More than seventy years before the invention of airplanes, twelve-year-old Ada Lovelace dreamed of a world where she could fly, leading her to observe birds, investigate different materials that could be used as wings, and eventually write a guide called Flyology. Her curiosity and imagination, though, did not stop there. A mathematician and a writer, she met inventor Charles Babbage at the age of seventeen when he was working on a machine called the Analytical Engine, which was a precursor to the modern computer. Fascinated by it, Lovelace translated a paper on this machine, wherein her notes were three times the length of the original study. Lovelace’s insights into the potential of the machine went beyond mere calculations, as she envisioned its ability to compute any form of information that could be represented with numbers and operations1. The algorithm that she designed for the Analytical Engine to calculate Bernoulli numbers using a recursive mechanism is what makes her recognized as the world’s first computer programmer1.

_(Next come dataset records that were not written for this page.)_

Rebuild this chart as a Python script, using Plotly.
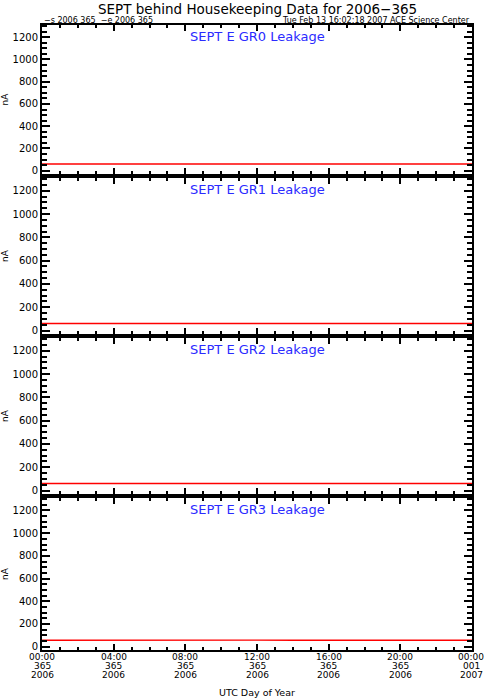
import plotly.graph_objects as go

panel_titles = ["SEPT E GR0 Leakage", "SEPT E GR1 Leakage", "SEPT E GR2 Leakage", "SEPT E GR3 Leakage"]
hours = [0, 2, 4, 6, 8, 10, 12, 14, 16, 18, 20, 22, 24]
gr0 = [60, 60, 60, 60, 60, 60, 60, 60, 60, 60, 60, 60, 60]
gr1 = [60, 60, 60, 60, 60, 60, 60, 60, 60, 60, 60, 60, 60]
gr2 = [60, 60, 60, 60, 60, 60, 60, 60, 60, 60, 60, 60, 60]
gr3 = [56, 57, 56, 57, 56, 56, 57, 56, 57, 56, 57, 56, 56]
series = [gr0, gr1, gr2, gr3]
x_tickvals = [0, 4, 8, 12, 16, 20, 24]
x_time = ["00:00", "04:00", "08:00", "12:00", "16:00", "20:00", "00:00"]
x_doy = ["365", "365", "365", "365", "365", "365", "001"]
x_year = ["2006", "2006", "2006", "2006", "2006", "2006", "2007"]
y_tickvals = [0, 200, 400, 600, 800, 1000, 1200]

W, H = 485, 699
ml, mr, mt, mb = 42, 13, 24, 49
ph = H - mt - mb
panels_px = [(25, 174), (178, 334), (338, 494), (498, 650)]
bottom_px = H - mb

fig = go.Figure()
font = "DejaVu Sans, Liberation Sans, sans-serif"
for i, (vals, title) in enumerate(zip(series, panel_titles)):
    n = "" if i == 0 else str(i + 1)
    fig.add_trace(go.Scatter(x=hours, y=vals, mode="lines",
                             line=dict(color="#ff0000", width=1.4),
                             xaxis="x" + n, yaxis="y" + n, showlegend=False))
    t, b = panels_px[i]
    dom = [(bottom_px - b) / ph, (bottom_px - t) / ph]
    fig.layout["xaxis" + n] = dict(
        domain=[0, 1], anchor="y" + n, range=[0, 24],
        tickmode="array", tickvals=x_tickvals, showticklabels=False,
        ticks="inside", ticklen=6, tickwidth=2, tickcolor="black",
        minor=dict(tickmode="linear", dtick=1, tick0=0, ticks="inside", ticklen=3, tickwidth=1.5, tickcolor="black"),
        showline=True, linecolor="black", linewidth=1.5, mirror="allticks",
        showgrid=False, zeroline=False,
    )
    fig.layout["yaxis" + n] = dict(
        domain=dom, anchor="x" + n, range=[-30, 1310],
        tickmode="array", tickvals=y_tickvals, ticks="inside", ticklen=8, tickwidth=2, tickcolor="black",
        minor=dict(tickmode="linear", dtick=50, tick0=0, ticks="inside", ticklen=5, tickwidth=1.5, tickcolor="black"),
        showline=True, linecolor="black", linewidth=2, mirror="allticks",
        showgrid=False, zeroline=False,
        tickfont=dict(family=font, size=10, color="black"),
        title=dict(text="nA", font=dict(family=font, size=9, color="black"), standoff=12),
    )
    fig.add_annotation(text=title, xref="paper", yref="paper", x=0.5, y=dom[1],
                       xanchor="center", yanchor="top", showarrow=False, yshift=-2,
                       font=dict(family=font, size=13, color="#2b2bff"))

# bottom tick labels, three tight lines each
for j, (xv, a, b_, c) in enumerate(zip(x_tickvals, x_time, x_doy, x_year)):
    for k, txt in enumerate([a, b_, c]):
        fig.add_annotation(text=txt, xref="x4", yref="paper", x=xv, y=0,
                           xanchor="center", yanchor="middle", showarrow=False,
                           yshift=-(7 + 9 * k), xshift=(-1 if j == len(x_tickvals) - 1 else 0),
                           font=dict(family=font, size=9, color="black"))
fig.add_annotation(text="UTC Day of Year", xref="paper", yref="paper", x=0.5, y=0,
                   xanchor="center", yanchor="middle", showarrow=False, yshift=-42,
                   font=dict(family=font, size=9.5, color="black"))

fig.add_annotation(text="SEPT behind Housekeeping Data for 2006\u2212365", xref="paper", yref="paper",
                   x=0.5, y=1, yshift=15, xanchor="center", yanchor="middle", showarrow=False,
                   font=dict(family=font, size=13.5, color="black"))
fig.add_annotation(text="\u2212s 2006 365  \u2212e 2006 365", xref="paper", yref="paper",
                   x=0, y=1, yshift=4, xanchor="left", yanchor="middle", showarrow=False,
                   font=dict(family=font, size=8, color="black"))
fig.add_annotation(text="Tue Feb 13 16:02:18 2007 ACE Science Center", xref="paper", yref="paper",
                   x=1, y=1, yshift=4, xanchor="right", yanchor="middle", showarrow=False,
                   font=dict(family=font, size=8, color="black"))

fig.update_layout(width=W, height=H, margin=dict(l=ml, r=mr, t=mt, b=mb, autoexpand=False),
                  paper_bgcolor="white", plot_bgcolor="white")
fig.write_html("out.html", config={"displayModeBar": False},
               post_script="document.body.style.margin='0';document.body.style.overflow='hidden';")
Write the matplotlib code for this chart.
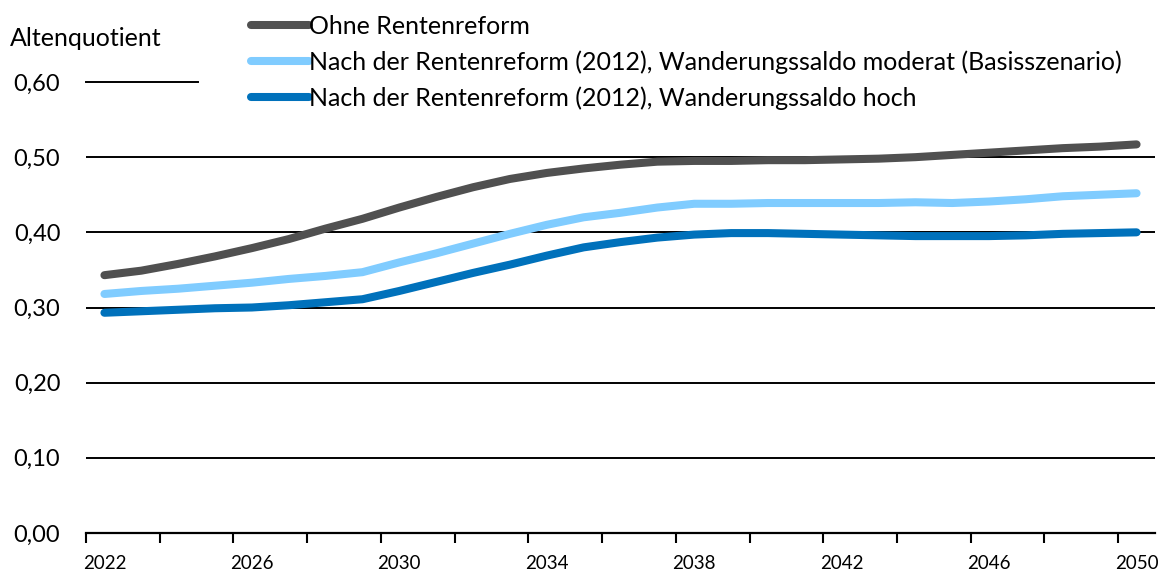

Lovelace’s contributions to the science, technology, engineering and mathematics (STEM) fields do not end there, and her theories about the capabilities of the Analytical Engine are still relevant to this day. In her notes, she argued that “the Analytical Engine has no pretensions whatever to originate anything” and that “it can do whatever we know how to order it to perform”1. This assertion remains relevant in the present day as artificial intelligence (AI) continues to gain prevalence in our daily routines. The Lovelace Test was proposed by Selmer Bringsjord, Paul Bello and David Ferrucci2 to validate her theory that computers will only have ‘minds’ once they can create something original and independent of human input. With her sharp insights into the potential of computing devices, she was able to envision a challenge that has not yet been met these days.

Her groundbreaking achievements, however, went largely unrecognized during her lifetime, mirroring the unfortunate experiences that women in STEM fields have faced throughout history. A number of historians have also raised questions about the extent and significance of her work, giving scathing interpretations of her expertise3. Lovelace’s story exemplifies how deeply ingrained stereotypes and biases can hinder recognition of women’s contributions to STEM, as her work was overshadowed by Babbage’s reputation. More than two centuries have passed since Lovelace’s time, and Katie Bouman — the researcher who led the development of the algorithm that generated the first ever image of the black hole — received similar criticism, with some people questioning the extent of her contributions4. Clearly, the situation for women in STEM still has a long way to go before we can achieve complete equality.

A major takeaway from Lovelace’s story is the need to provide education and opportunities to girls at a young age. Daughter of a renowned poet and an educational reformist, she had access to advanced mathematics education at a time when girls were denied even basic schooling. Statistics have shown that women are underrepresented in STEM, a trend that is seen across different fields. This is also a consequence of the leaky pipeline, a phenomenon where the proportion of women decreases with each career level5. The gender gap in STEM fields is a persistent issue that hampers progress and limits diverse perspectives. Stereotypes, bias, and a lack of representation continue to dissuade young girls and women from pursuing careers in STEM.

There have been multiple initiatives to help get more women in STEM fields, such as Girls Who Code and Bioinfo4Women. Nevertheless, a major challenge to accomplish this task is providing mentorship to young girls who need to see women in leadership roles, as studies have shown that women are more inspired by outstanding females than male role models6,7. It was with this goal in mind that Ada Lovelace Day was conceived. Celebrated on the second Tuesday of October since 2009, Ada Lovelace Day is a platform for celebrating the achievements of women in STEM fields and for encouraging young girls to pursue careers in these disciplines. It prompts us to reflect on the progress made towards gender equality in science and technology, as well as the work that still needs to be done.

Lovelace’s story stands as a symbol of the gender gap in STEM fields, while also representing the immense potential that lies within women in these areas. It is crucial that we continue to recognize and highlight the achievements of women like Lovelace, who defied societal norms and made invaluable contributions to the fields of science and technology. To celebrate Ada Lovelace Day, we at Nature Computational Science talked to some (of the many) female researchers about their work, gender disparity in STEM, and the steps we can take to overcome these challenges. We welcome you to explore these conversations in our Special issue that celebrates women in STEM.

Closing the gender gap in STEM is not just a matter of fairness; it is essential for creating a better future. By embracing diversity and promoting gender equality, we can unlock untapped potential and drive innovation. The breakthroughs and discoveries of tomorrow will depend on the creativity and collaboration of people from all backgrounds.